— BEGIN Dataset extract —
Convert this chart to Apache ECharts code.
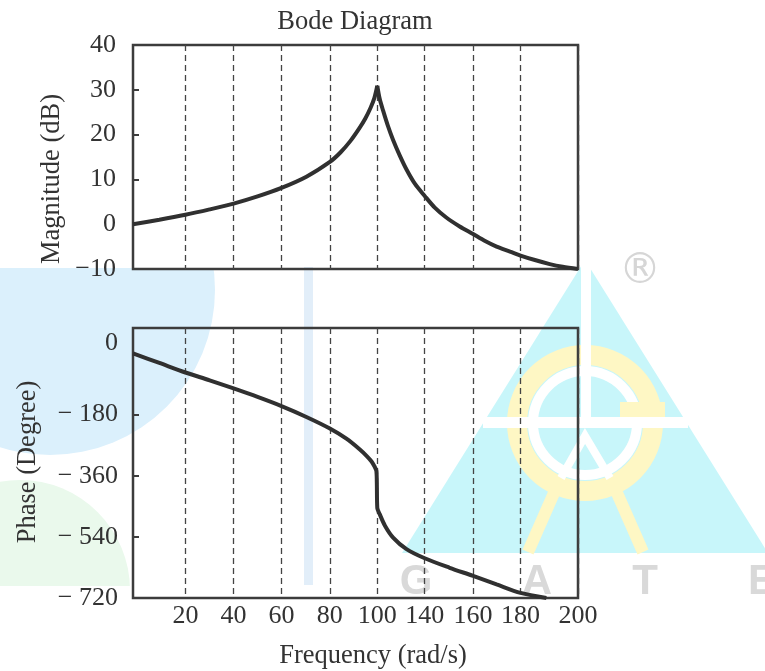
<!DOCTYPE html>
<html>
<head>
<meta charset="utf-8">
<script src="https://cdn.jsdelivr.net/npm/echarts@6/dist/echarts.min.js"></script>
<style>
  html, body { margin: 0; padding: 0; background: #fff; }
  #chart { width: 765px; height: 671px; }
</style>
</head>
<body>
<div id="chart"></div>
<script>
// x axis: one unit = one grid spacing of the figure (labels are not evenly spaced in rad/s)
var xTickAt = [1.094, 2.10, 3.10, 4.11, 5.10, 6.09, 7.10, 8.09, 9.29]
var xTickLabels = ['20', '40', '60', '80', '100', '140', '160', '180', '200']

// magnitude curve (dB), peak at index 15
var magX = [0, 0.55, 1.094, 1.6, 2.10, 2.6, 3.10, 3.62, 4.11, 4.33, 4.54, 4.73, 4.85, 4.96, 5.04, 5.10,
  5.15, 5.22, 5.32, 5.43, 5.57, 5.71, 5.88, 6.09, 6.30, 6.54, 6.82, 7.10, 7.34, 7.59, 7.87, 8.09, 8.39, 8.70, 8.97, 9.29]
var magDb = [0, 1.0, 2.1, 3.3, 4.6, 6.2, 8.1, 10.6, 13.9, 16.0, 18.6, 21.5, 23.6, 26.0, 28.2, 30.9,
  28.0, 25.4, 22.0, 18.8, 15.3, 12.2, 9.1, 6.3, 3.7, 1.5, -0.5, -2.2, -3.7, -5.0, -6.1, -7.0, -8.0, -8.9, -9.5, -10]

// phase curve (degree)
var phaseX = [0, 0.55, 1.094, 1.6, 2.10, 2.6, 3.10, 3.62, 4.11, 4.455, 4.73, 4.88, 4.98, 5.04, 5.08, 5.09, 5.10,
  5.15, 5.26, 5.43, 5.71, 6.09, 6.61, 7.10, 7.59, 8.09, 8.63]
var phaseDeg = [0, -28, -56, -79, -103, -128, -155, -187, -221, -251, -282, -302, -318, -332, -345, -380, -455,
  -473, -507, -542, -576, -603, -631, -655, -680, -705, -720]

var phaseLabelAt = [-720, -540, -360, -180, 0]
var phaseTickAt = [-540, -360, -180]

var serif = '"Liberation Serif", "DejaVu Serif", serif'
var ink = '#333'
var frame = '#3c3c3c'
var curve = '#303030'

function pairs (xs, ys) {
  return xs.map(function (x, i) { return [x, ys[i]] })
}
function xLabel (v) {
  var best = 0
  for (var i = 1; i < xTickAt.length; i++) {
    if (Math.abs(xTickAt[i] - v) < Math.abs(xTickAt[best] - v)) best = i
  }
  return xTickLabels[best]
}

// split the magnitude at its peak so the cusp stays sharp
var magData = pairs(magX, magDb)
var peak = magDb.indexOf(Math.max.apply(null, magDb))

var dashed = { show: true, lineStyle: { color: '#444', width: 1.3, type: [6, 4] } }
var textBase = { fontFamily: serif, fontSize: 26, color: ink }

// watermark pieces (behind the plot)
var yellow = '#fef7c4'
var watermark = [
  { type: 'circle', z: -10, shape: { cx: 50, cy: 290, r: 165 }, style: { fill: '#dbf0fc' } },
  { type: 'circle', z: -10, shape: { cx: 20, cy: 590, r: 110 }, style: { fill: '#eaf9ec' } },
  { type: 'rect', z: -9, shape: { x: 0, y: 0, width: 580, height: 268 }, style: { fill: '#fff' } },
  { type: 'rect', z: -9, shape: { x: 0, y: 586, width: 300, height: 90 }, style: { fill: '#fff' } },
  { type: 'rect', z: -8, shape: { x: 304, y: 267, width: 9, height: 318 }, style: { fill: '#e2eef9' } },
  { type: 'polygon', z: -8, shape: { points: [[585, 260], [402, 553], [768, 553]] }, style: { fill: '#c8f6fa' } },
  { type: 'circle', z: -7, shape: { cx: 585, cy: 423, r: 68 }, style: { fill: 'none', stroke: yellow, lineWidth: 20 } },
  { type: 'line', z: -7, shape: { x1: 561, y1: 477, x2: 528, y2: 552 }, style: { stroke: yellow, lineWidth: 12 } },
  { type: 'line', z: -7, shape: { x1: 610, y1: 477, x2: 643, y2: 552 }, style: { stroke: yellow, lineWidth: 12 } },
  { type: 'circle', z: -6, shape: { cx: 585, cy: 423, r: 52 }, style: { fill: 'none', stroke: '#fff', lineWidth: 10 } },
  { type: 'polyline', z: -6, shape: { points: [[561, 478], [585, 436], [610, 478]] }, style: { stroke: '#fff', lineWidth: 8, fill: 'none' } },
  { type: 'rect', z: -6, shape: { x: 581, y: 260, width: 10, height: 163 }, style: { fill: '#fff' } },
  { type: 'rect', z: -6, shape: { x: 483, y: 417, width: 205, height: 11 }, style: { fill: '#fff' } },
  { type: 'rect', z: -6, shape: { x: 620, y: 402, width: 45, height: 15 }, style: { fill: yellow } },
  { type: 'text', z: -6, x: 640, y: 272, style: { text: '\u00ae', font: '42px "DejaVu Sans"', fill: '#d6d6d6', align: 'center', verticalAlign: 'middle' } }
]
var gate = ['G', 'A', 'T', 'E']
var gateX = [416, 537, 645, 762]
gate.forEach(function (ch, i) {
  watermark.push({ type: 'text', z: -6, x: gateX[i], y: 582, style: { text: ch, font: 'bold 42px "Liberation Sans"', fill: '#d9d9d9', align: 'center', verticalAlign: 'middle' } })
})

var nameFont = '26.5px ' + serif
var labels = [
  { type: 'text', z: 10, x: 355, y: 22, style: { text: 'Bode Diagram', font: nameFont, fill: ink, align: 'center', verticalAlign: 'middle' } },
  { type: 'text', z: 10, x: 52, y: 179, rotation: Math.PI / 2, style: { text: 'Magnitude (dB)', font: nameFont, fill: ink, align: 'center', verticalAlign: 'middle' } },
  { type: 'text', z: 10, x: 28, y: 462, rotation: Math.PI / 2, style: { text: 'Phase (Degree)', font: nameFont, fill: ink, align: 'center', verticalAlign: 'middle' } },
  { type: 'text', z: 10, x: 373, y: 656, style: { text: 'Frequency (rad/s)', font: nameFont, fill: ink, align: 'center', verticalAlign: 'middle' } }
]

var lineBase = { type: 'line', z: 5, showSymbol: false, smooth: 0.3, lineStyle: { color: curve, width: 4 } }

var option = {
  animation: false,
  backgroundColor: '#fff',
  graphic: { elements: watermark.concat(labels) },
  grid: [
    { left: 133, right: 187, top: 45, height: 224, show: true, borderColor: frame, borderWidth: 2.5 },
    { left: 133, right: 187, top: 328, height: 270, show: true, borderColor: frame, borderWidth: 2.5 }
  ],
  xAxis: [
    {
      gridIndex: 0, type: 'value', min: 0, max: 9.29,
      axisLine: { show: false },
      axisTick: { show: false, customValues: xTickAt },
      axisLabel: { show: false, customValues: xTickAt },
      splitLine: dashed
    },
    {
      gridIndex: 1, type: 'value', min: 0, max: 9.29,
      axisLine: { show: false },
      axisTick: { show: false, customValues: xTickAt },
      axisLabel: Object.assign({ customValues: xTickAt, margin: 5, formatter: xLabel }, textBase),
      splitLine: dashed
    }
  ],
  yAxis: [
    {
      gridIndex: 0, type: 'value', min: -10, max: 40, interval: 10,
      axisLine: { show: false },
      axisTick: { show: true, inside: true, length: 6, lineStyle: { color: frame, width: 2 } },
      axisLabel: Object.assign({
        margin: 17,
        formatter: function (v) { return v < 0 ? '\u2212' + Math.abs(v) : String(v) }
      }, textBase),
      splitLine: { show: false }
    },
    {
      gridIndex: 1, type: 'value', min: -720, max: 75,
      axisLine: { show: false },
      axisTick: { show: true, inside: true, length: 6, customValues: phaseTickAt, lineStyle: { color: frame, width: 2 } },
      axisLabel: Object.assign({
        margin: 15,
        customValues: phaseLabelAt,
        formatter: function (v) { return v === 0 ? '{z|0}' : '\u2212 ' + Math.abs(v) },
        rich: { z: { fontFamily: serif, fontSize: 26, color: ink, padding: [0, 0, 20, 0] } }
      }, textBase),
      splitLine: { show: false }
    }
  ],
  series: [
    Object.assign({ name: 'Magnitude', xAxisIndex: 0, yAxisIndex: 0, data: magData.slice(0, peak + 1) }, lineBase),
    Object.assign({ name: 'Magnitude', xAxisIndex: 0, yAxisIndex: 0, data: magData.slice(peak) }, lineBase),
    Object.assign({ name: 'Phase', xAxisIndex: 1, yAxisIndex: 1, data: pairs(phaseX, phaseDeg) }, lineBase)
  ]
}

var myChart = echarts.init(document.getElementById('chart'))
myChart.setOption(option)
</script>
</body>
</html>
— END Dataset extract —
§ **Exercise description**
Please extract exactly the lines of the data, from the first through the line containing "-8.9, -9.5, -10]", and add no pictures to the copy.

§ **Response below**
Convert this chart to Apache ECharts code.
<!DOCTYPE html>
<html>
<head>
<meta charset="utf-8">
<script src="https://cdn.jsdelivr.net/npm/echarts@6/dist/echarts.min.js"></script>
<style>
  html, body { margin: 0; padding: 0; background: #fff; }
  #chart { width: 765px; height: 671px; }
</style>
</head>
<body>
<div id="chart"></div>
<script>
// x axis: one unit = one grid spacing of the figure (labels are not evenly spaced in rad/s)
var xTickAt = [1.094, 2.10, 3.10, 4.11, 5.10, 6.09, 7.10, 8.09, 9.29]
var xTickLabels = ['20', '40', '60', '80', '100', '140', '160', '180', '200']

// magnitude curve (dB), peak at index 15
var magX = [0, 0.55, 1.094, 1.6, 2.10, 2.6, 3.10, 3.62, 4.11, 4.33, 4.54, 4.73, 4.85, 4.96, 5.04, 5.10,
  5.15, 5.22, 5.32, 5.43, 5.57, 5.71, 5.88, 6.09, 6.30, 6.54, 6.82, 7.10, 7.34, 7.59, 7.87, 8.09, 8.39, 8.70, 8.97, 9.29]
var magDb = [0, 1.0, 2.1, 3.3, 4.6, 6.2, 8.1, 10.6, 13.9, 16.0, 18.6, 21.5, 23.6, 26.0, 28.2, 30.9,
  28.0, 25.4, 22.0, 18.8, 15.3, 12.2, 9.1, 6.3, 3.7, 1.5, -0.5, -2.2, -3.7, -5.0, -6.1, -7.0, -8.0, -8.9, -9.5, -10]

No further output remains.